In many ways, it’s nothing special. A rather battered nineteenth century Biedermeier couch, covered in cushions and a Persian carpet. It has the deceptively non-threatening feel of bourgeois domesticity. But Sigmund Freud’s famous couch has seen better days. And so, to coincide with his birthday that was yesterday, an appeal has been launched for the couch’s restoration.

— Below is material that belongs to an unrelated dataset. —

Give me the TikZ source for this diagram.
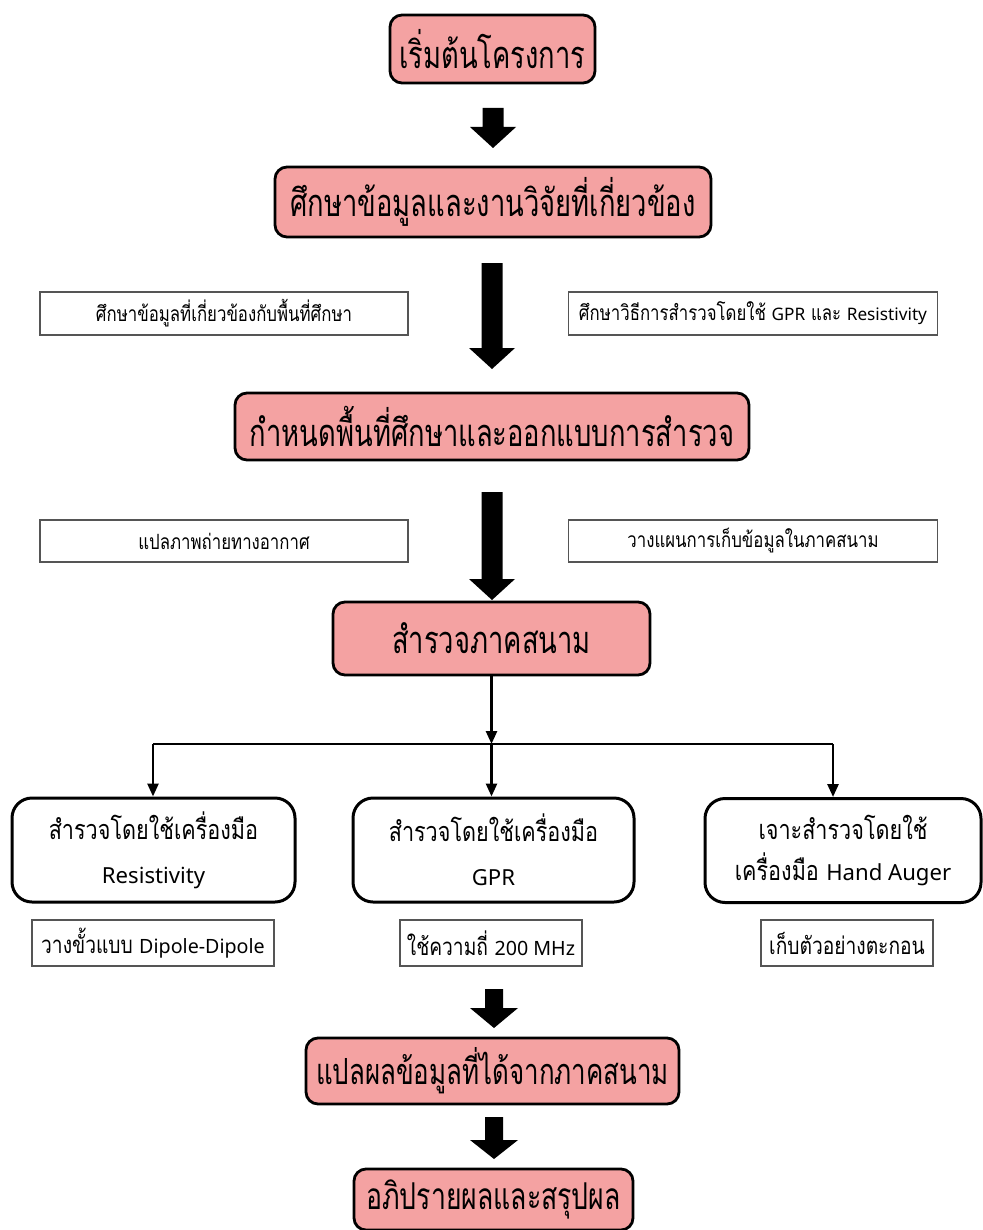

As it happens, my own weekly sessions of analysis are in a room that overlooks 20 Maresfield Gardens in Hampstead, where Freud once worked and where the couch still lives. The couch I sit on is actually a sofa, I imagine because Freud’s style of couch is now so freighted with so many complex cultural associations that these could easily get in the way. For the point about the analyst’s couch is that it needs to feel safe. And it needs to feel safe because what most people talk about on them feels decidedly unsafe. This is a place to explore our deepest fears and fantasies, where we are guided to recognise our fundamental sense of what Freud called ‘original helplessness’ and the labyrinthine, and sometimes self-destructive ways, that we try and avoid this knowledge or protect ourselves from it. This helplessness is, for Freud, rooted in the helplessness of childhood, of the child’s lack of control over the sources of his or her own satisfaction. And such is the fear of this helplessness that many of us seek to withdraw our need for others, striking a pose of artful self-sufficiency in which we become mini-gods, immune from the pain that our dependency inevitably generates.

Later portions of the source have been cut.